Layanan pendukung mencakup informasi wisata, pemandu wisata dan pelembagaan wisata.
Apa saja yang mau dibangun dari Fasmadewi?
Kita siapkan desa wisatanya. Jangan sampai mentah begitu saja. Itu yang sedang kita lakukan sekarang.
Jadi, melalui Fasmadewi ini, 75% kita membangun SDM dulu.
Apa saja program untuk Fasmadewi?
Kita buatkan pelatihan tentang digital marketing, kepemanduan dan homestay.
Di Desa Mberenang, Kecamatan Lembor Selatan misalnya, kami membangun fasilitas hingga mencapai Rp6,7 miliar.
Kasihan kalau bangun fasilitas hingga Rp6,7 miliar, tetapi SDM kita belum siap.
Selain di Mberenang, desa mana saja yang sudah dikembangkan?
Ada Desa Ngalor Kalo, Cunca Lolos dan Warloka Pesisir.
Apakah ada potensi lain yang mau dikembangkan?

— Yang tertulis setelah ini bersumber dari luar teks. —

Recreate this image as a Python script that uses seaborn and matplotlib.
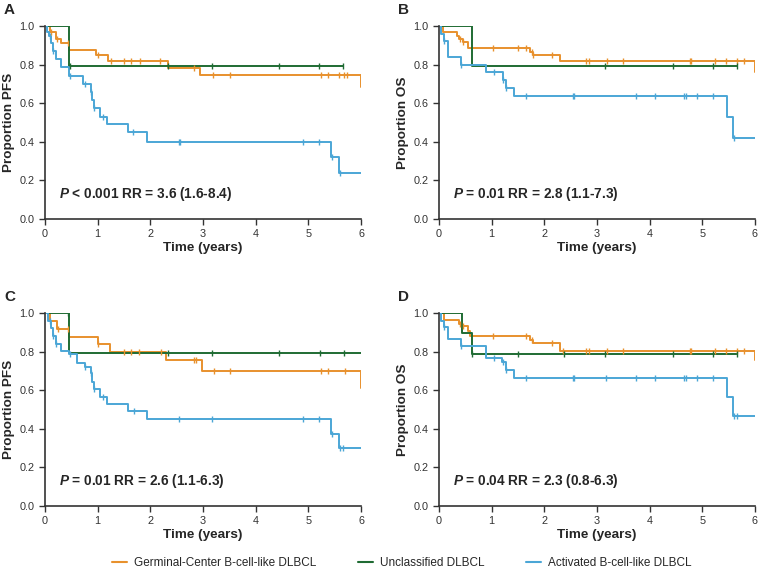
import seaborn as sns
import matplotlib.pyplot as plt
import pandas as pd
import numpy as np
from matplotlib.lines import Line2D

groups = ["Germinal-Center B-cell-like DLBCL", "Unclassified DLBCL", "Activated B-cell-like DLBCL"]
colors = ["#E8912D", "#1F6B33", "#4BA6D6"]

# ---- Panel A (PFS) ----
a_gcb_t = [0, 0.1, 0.2, 0.3, 0.45, 0.97, 1.2, 2.33, 2.95, 6.0]
a_gcb_s = [1.0, 0.97, 0.935, 0.91, 0.875, 0.85, 0.82, 0.78, 0.745, 0.685]
a_gcb_c = [0.12, 0.22, 0.44, 1.01, 1.25, 1.5, 1.63, 1.8, 2.19, 2.83, 3.19, 3.52, 5.23, 5.38, 5.58, 5.67, 5.73]
a_unc_t = [0, 0.46, 5.65]
a_unc_s = [1.0, 0.795, 0.795]
a_unc_c = [0.47, 2.33, 3.17, 4.45, 5.2, 5.65]
a_abc_t = [0, 0.03, 0.08, 0.12, 0.15, 0.2, 0.3, 0.46, 0.73, 0.87, 0.9, 0.93, 1.05, 1.18, 1.57, 1.93, 5.43, 5.58, 6.0]
a_abc_s = [1.0, 0.97, 0.95, 0.91, 0.87, 0.83, 0.785, 0.74, 0.70, 0.66, 0.615, 0.575, 0.53, 0.49, 0.45, 0.40, 0.32, 0.24, 0.24]
a_abc_c = [0.1, 0.15, 0.47, 0.75, 0.88, 0.93, 1.1, 1.67, 2.55, 2.56, 4.9, 5.2, 5.45, 5.6]

# ---- Panel B (OS) ----
b_gcb_t = [0, 0.07, 0.35, 0.39, 0.45, 0.55, 1.73, 1.78, 2.3, 6.0]
b_gcb_s = [1.0, 0.97, 0.95, 0.93, 0.915, 0.885, 0.865, 0.85, 0.82, 0.76]
b_gcb_c = [0.4, 0.45, 1.02, 1.5, 1.65, 1.77, 1.78, 2.15, 2.8, 2.85, 3.2, 3.5, 4.77, 4.79, 5.25, 5.45, 5.65, 5.8]
b_unc_t = [0, 0.63, 5.65]
b_unc_s = [1.0, 0.795, 0.795]
b_unc_c = [3.15, 4.45, 5.2, 5.65]
b_abc_t = [0, 0.04, 0.1, 0.17, 0.42, 0.9, 1.22, 1.27, 1.42, 5.46, 5.58, 6.0]
b_abc_s = [1.0, 0.96, 0.92, 0.84, 0.80, 0.76, 0.72, 0.68, 0.635, 0.53, 0.42, 0.42]
b_abc_c = [0.1, 0.42, 1.04, 1.22, 1.27, 1.66, 2.55, 2.57, 3.75, 4.1, 4.65, 4.7, 4.9, 5.2, 5.6]

# ---- Panel C (PFS) ----
c_gcb_t = [0, 0.1, 0.22, 0.45, 1.0, 1.24, 2.3, 2.98, 6.0]
c_gcb_s = [1.0, 0.96, 0.915, 0.875, 0.84, 0.80, 0.755, 0.70, 0.61]
c_gcb_c = [0.25, 0.43, 1.0, 1.5, 1.63, 1.78, 2.2, 2.83, 2.87, 3.2, 3.52, 5.23, 5.38, 5.7]
c_unc_t = [0, 0.46, 6.0]
c_unc_s = [1.0, 0.795, 0.795]
c_unc_c = [0.44, 2.33, 3.17, 4.45, 5.22, 5.67]
c_abc_t = [0, 0.05, 0.12, 0.15, 0.2, 0.3, 0.46, 0.6, 0.75, 0.88, 0.9, 0.93, 1.05, 1.18, 1.57, 1.93, 5.43, 5.58, 6.0]
c_abc_s = [1.0, 0.96, 0.92, 0.88, 0.84, 0.805, 0.79, 0.74, 0.72, 0.69, 0.645, 0.605, 0.565, 0.53, 0.49, 0.45, 0.375, 0.30, 0.30]
c_abc_c = [0.1, 0.15, 0.2, 0.47, 0.75, 0.88, 0.93, 1.1, 1.68, 2.55, 3.17, 4.9, 5.2, 5.45, 5.6, 5.65]

# ---- Panel D (OS) ----
d_gcb_t = [0, 0.1, 0.38, 0.42, 0.55, 0.6, 1.73, 1.78, 2.3, 6.0]
d_gcb_s = [1.0, 0.965, 0.945, 0.93, 0.905, 0.88, 0.86, 0.845, 0.805, 0.755]
d_gcb_c = [0.4, 0.45, 1.02, 1.65, 1.77, 2.15, 2.35, 2.8, 2.85, 3.2, 3.5, 4.77, 4.79, 5.25, 5.45, 5.65, 5.8]
d_unc_t = [0, 0.43, 0.63, 5.65]
d_unc_s = [1.0, 0.895, 0.79, 0.79]
d_unc_c = [0.63, 1.5, 2.37, 3.15, 4.45, 5.2, 5.65]
d_abc_t = [0, 0.04, 0.1, 0.17, 0.42, 0.9, 1.2, 1.27, 1.42, 5.46, 5.58, 6.0]
d_abc_s = [1.0, 0.96, 0.925, 0.865, 0.83, 0.765, 0.745, 0.705, 0.665, 0.565, 0.465, 0.465]
d_abc_c = [0.1, 0.42, 1.04, 1.22, 1.27, 1.66, 2.55, 2.57, 3.17, 3.75, 4.1, 4.65, 4.7, 4.9, 5.2, 5.6, 5.65]

panel_letters = ["A", "B", "C", "D"]
ylabels = ["Proportion PFS", "Proportion OS", "Proportion PFS", "Proportion OS"]
stats = [("< 0.001", "3.6 (1.6-8.4)"), ("= 0.01", "2.8 (1.1-7.3)"),
         ("= 0.01", "2.6 (1.1-6.3)"), ("= 0.04", "2.3 (0.8-6.3)")]

panels = [
    [(a_gcb_t, a_gcb_s, a_gcb_c), (a_unc_t, a_unc_s, a_unc_c), (a_abc_t, a_abc_s, a_abc_c)],
    [(b_gcb_t, b_gcb_s, b_gcb_c), (b_unc_t, b_unc_s, b_unc_c), (b_abc_t, b_abc_s, b_abc_c)],
    [(c_gcb_t, c_gcb_s, c_gcb_c), (c_unc_t, c_unc_s, c_unc_c), (c_abc_t, c_abc_s, c_abc_c)],
    [(d_gcb_t, d_gcb_s, d_gcb_c), (d_unc_t, d_unc_s, d_unc_c), (d_abc_t, d_abc_s, d_abc_c)],
]

sns.set_style("ticks")
plt.rcParams['font.family'] = ['Liberation Sans', 'DejaVu Sans']
plt.rcParams['mathtext.fontset'] = 'custom'
plt.rcParams['mathtext.it'] = 'Liberation Sans:bold:italic'
plt.rcParams['mathtext.rm'] = 'Liberation Sans:bold'

fig = plt.figure(figsize=(7.58, 5.85), dpi=100)
positions = [(0.0594, 0.6256, 0.417, 0.33), (0.579, 0.6256, 0.417, 0.33),
             (0.0594, 0.135, 0.417, 0.33), (0.579, 0.135, 0.417, 0.33)]


def surv_at(times, surv, t):
    idx = np.searchsorted(times, t, side="right") - 1
    return np.asarray(surv)[idx]


for i, pos in enumerate(positions):
    ax = fig.add_axes(pos)
    for g, (t, s, c) in enumerate(panels[i]):
        df = pd.DataFrame({"time": t, "surv": s})
        sns.lineplot(data=df, x="time", y="surv", ax=ax, color=colors[g], lw=1.4,
                     drawstyle="steps-post", estimator=None, sort=False)
        cdf = pd.DataFrame({"time": c, "surv": surv_at(np.array(t), s, np.array(c))})
        sns.scatterplot(data=cdf, x="time", y="surv", ax=ax, color=colors[g], marker="|",
                        s=22, linewidth=1.0, zorder=3)
    ax.set_xlim(0, 6)
    ax.set_ylim(0, 1.0)
    ax.set_xticks(range(7))
    ax.set_yticks(np.arange(0, 1.01, 0.2))
    ax.set_yticklabels([f"{v:.1f}" for v in np.arange(0, 1.01, 0.2)])
    ax.tick_params(labelsize=7.8, colors="#333333", length=4, width=1)
    ax.set_xlabel("Time (years)", fontsize=9.7, fontweight="bold", labelpad=2)
    ax.set_ylabel(ylabels[i], fontsize=9.7, fontweight="bold", labelpad=3)
    sns.despine(ax=ax)
    for sp in ["left", "bottom"]:
        ax.spines[sp].set_linewidth(1.2)
        ax.spines[sp].set_color("#333333")
    p, rr = stats[i]
    ax.text(0.27, 0.085, f"$P$ {p} RR = {rr}", fontsize=9.8, fontweight="bold", va="bottom")
    ax.text(-0.13, 1.045, panel_letters[i], transform=ax.transAxes, fontsize=11,
            fontweight="bold", va="bottom", ha="left")

handles = [Line2D([0], [0], color=col, lw=1.5) for col in colors]
fig.legend(handles, groups, loc="center", bbox_to_anchor=(0.53, 0.038), ncol=3,
           frameon=False, fontsize=8.5, handlelength=1.3, columnspacing=3.5, handletextpad=0.6)

fig.savefig("out.png", dpi=100)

Potensi banyak, tetapi masalahnya pada akses. Kerja pariwisata itu tidak bisa kami sendiri. Mesti kolaborasi dengan Dinas Pekerjaan Umum untuk membuka akses seperti jalan.

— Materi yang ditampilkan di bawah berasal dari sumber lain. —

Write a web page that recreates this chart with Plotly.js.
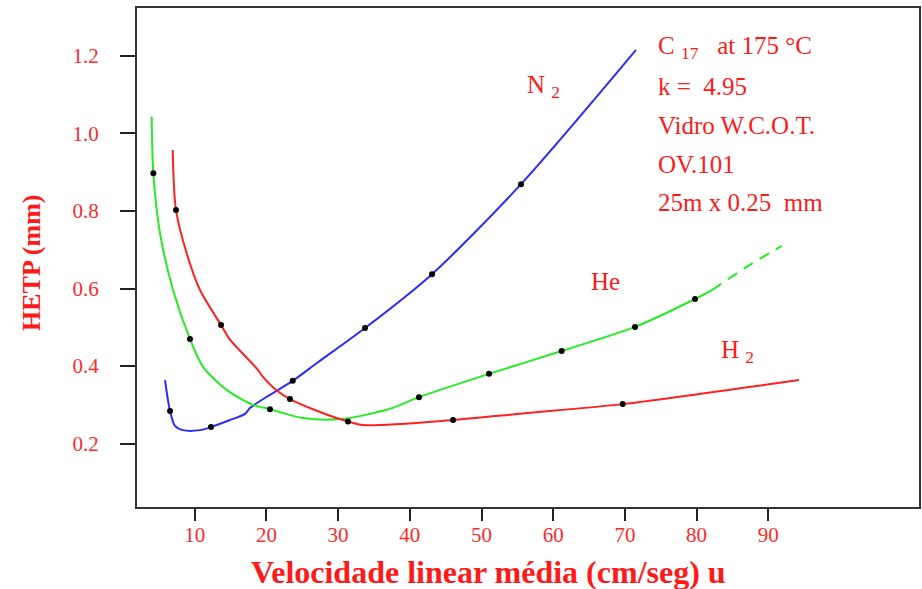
<!DOCTYPE html>
<html>
<head>
<meta charset="utf-8">
<script src="https://cdn.plot.ly/plotly-3.0.1.min.js"></script>
<style>html,body{margin:0;padding:0;background:#fff;}#chart{width:922px;height:589px;}</style>
</head>
<body>
<div id="chart"></div>
<script>
// ---- Data ----
// N2 curve (blue)
const n2LineX = [5.86, 6.56, 7.25, 8.37, 10.74, 12.27, 14.92, 17.02, 17.71, 20.50, 23.67, 27.06, 33.75, 43.10, 55.51, 71.55];
const n2LineY = [0.364, 0.284, 0.246, 0.235, 0.235, 0.243, 0.261, 0.277, 0.292, 0.326, 0.362, 0.408, 0.498, 0.637, 0.869, 1.215];
const n2PtsX = [6.56, 12.27, 23.67, 33.75, 43.10, 55.51];
const n2PtsY = [0.284, 0.243, 0.362, 0.498, 0.637, 0.869];

// He curve (green), solid part and dashed extrapolation
const heLineX = [4.00, 4.23, 5.16, 6.97, 9.34, 11.16, 14.50, 18.13, 20.50, 25.10, 30.68, 37.24, 41.28, 51.05, 61.18, 71.41, 79.78, 82.15];
const heLineY = [1.043, 0.897, 0.743, 0.597, 0.470, 0.398, 0.338, 0.300, 0.289, 0.266, 0.264, 0.290, 0.320, 0.380, 0.439, 0.501, 0.573, 0.596];
const heDashX = [82.15, 86.75, 91.87];
const heDashY = [0.596, 0.653, 0.710];
const hePtsX = [4.23, 9.34, 20.50, 41.28, 51.05, 61.18, 71.41, 79.78];
const hePtsY = [0.897, 0.470, 0.289, 0.320, 0.380, 0.439, 0.501, 0.573];

// H2 curve (red)
const h2LineX = [6.93, 7.39, 8.88, 10.74, 13.67, 14.92, 18.65, 19.53, 21.44, 23.29, 27.02, 31.38, 33.47, 46.03, 55.79, 69.69, 94.28];
const h2LineY = [0.957, 0.802, 0.691, 0.596, 0.506, 0.468, 0.394, 0.372, 0.337, 0.315, 0.285, 0.257, 0.248, 0.261, 0.278, 0.302, 0.364];
const h2PtsX = [7.39, 13.67, 23.29, 31.38, 46.03, 69.69];
const h2PtsY = [0.802, 0.506, 0.315, 0.257, 0.261, 0.302];

const xTickVals = [10, 20, 30, 40, 50, 60, 70, 80, 90];
const yTickVals = [0.2, 0.4, 0.6, 0.8, 1.0, 1.2];

const infoLines = ["C <sub>17</sub>&nbsp;&nbsp; at 175 °C", "k =&nbsp; 4.95", "Vidro W.C.O.T.", "OV.101", "25m x 0.25&nbsp; mm"];

// ---- Styling ----
const BLUE = '#2b2bff', GREEN = '#25ec25', RED = '#ff2020', TXT = '#ff1a1a';
const W = 922, H = 589, L = 137, R = 3, T = 8, B = 82;
const pw = W - L - R, ph = H - T - B;
const px = v => (v - L) / pw;
const py = v => (H - B - v) / ph;

function line(x, y, color, dash) {
  return {x: x, y: y, type: 'scatter', mode: 'lines', hoverinfo: 'skip',
    line: {color: color, width: 2, shape: 'spline', smoothing: 0.8, dash: dash || 'solid'}};
}
function pts(x, y) {
  return {x: x, y: y, type: 'scatter', mode: 'markers', marker: {color: '#000', size: 6}};
}

const data = [
  line(n2LineX, n2LineY, BLUE),
  line(heLineX, heLineY, GREEN),
  line(heDashX, heDashY, GREEN, '11px,8px'),
  line(h2LineX, h2LineY, RED),
  pts(n2PtsX, n2PtsY), pts(hePtsX, hePtsY), pts(h2PtsX, h2PtsY)
];

const serif = 'Liberation Serif, Times New Roman, serif';
const annotations = [
  {text: '<b>Velocidade linear média (cm/seg) u</b>', xref: 'paper', yref: 'paper', x: px(488), y: py(572),
   xanchor: 'center', yanchor: 'middle', showarrow: false, font: {family: serif, size: 32, color: TXT}},
  {text: '<b>HETP (mm)</b>', xref: 'paper', yref: 'paper', x: px(31), y: py(263), textangle: -90,
   xanchor: 'center', yanchor: 'middle', showarrow: false, font: {family: serif, size: 26, color: TXT}},
  {text: 'N <sub>2</sub>', xref: 'paper', yref: 'paper', x: px(525), y: py(86),
   xanchor: 'left', yanchor: 'middle', showarrow: false, font: {family: serif, size: 25, color: TXT}},
  {text: 'He', xref: 'paper', yref: 'paper', x: px(589), y: py(281),
   xanchor: 'left', yanchor: 'middle', showarrow: false, font: {family: serif, size: 25, color: TXT}},
  {text: 'H <sub>2</sub>', xref: 'paper', yref: 'paper', x: px(719), y: py(351),
   xanchor: 'left', yanchor: 'middle', showarrow: false, font: {family: serif, size: 25, color: TXT}}
];
const infoY = [48, 86, 125, 164, 203];
infoLines.forEach((t, i) => annotations.push({
  text: t, xref: 'paper', yref: 'paper', x: px(656), y: py(infoY[i]),
  xanchor: 'left', yanchor: 'middle', showarrow: false, font: {family: serif, size: 25, color: TXT}
}));

const layout = {
  width: W, height: H,
  margin: {l: L, r: R, t: T, b: B, pad: 0},
  paper_bgcolor: '#fff', plot_bgcolor: '#fff',
  showlegend: false,
  xaxis: {range: [(137 - 123) / 7.17, (919 - 123) / 7.17], tickvals: xTickVals,
    showgrid: false, zeroline: false, showline: true, mirror: true, linecolor: '#333', linewidth: 2,
    ticks: 'outside', ticklen: 12, tickwidth: 2, tickcolor: '#222', ticklabelstandoff: -4,
    tickfont: {family: serif, size: 21, color: '#ff2a2a'}, automargin: false},
  yaxis: {range: [(521.3 - 507) / 388, (521.3 - 8) / 388], tickvals: yTickVals, tickformat: '.1f',
    showgrid: false, zeroline: false, showline: true, mirror: true, linecolor: '#333', linewidth: 2,
    ticks: 'outside', ticklen: 15, tickwidth: 2, tickcolor: '#222', ticklabelstandoff: 17,
    tickfont: {family: serif, size: 21, color: '#ff2a2a'}, automargin: false},
  annotations: annotations
};

Plotly.newPlot('chart', data, layout, {staticPlot: true, displayModeBar: false});
</script>
</body>
</html>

Kami juga berencana membuat Fasmadewi di Bukit Golo Geleng, Desa Pong Narang. Kami sudah turunkan tim ke sana.
Harus kerja sama dengan legislatif juga. Kita merencanakan, kalau mereka tidak setuju, mau bagaimana lagi?
Berapa target Pemda untuk PAD dari sektor pariwisata?
Tahun lalu, target PAD Rp4 miliar dan hanya tercapai Rp2,7 miliar. Tahun ini, target Rp7 miliar, pencapaian baru Rp900 juta, jauh dari harapan.
Penurunan terjadi karena terbitnya Inpres No. 1 Tahun 2025 tentang efisiensi anggaran yang berdampak terutama ke kunjungan domestik.
Kunjungan domestik selama ini dari kementerian dan lembaga untuk buat kegiatan di sini. Namun, sekarang tidak ada lagi.
Sumber PAD sektor pariwisata berasal dari mana?
Kita punya Puncak Waringin, Batu Cermin, Gua Rangko, Cunca Wulang, Ngalor Kalo, Mberenang, Cunca Lolos dan Warloka.
Selain itu dari aktivitas snorkeling dan diving.
Belakangan ini pariwisata di Labuan Bajo disorot karena berbagai insiden, misalnya penipuan, wisatawan meninggal hingga kapal tenggelam. Bagaimana respons Anda?
Dalam beberapa kasus memang selalu kami yang disorot. Padahal, beberapa kasus itu ada di TNK. Kami hanya berpikir soal citra pariwisata kita saja.
Kami sudah memanggil dan mencari agen Gratio Tour – yang terlibat dalam kasus penipuan wisatawan – untuk klarifikasi, tetapi dia tidak ada.
Soal wisatawan China yang meninggal, kami mengurusnya di RSUD Komodo, hingga membantu kepulangan.
Apa yang dilakukan untuk meminimalisasi kecelakaan seperti ini?
Baru-baru ini kami adakan rapat bersama dengan Asosiasi Perusahaan Perjalanan Wisata Indonesia (ASITA) dan Himpunan Pramuwisata Indonesia (HPI). Kami mau membangun sekretariat bersama agar pemerintah mudah mengontrol agen dan guide.
Kami tidak pernah tahu berapa jumlah agen sekarang karena perizinannya selalu melalui aplikasi.
Melalui sekretariat ini, meski sudah mendaftar melalui aplikasi, harus tetap juga mendaftar ke daerah.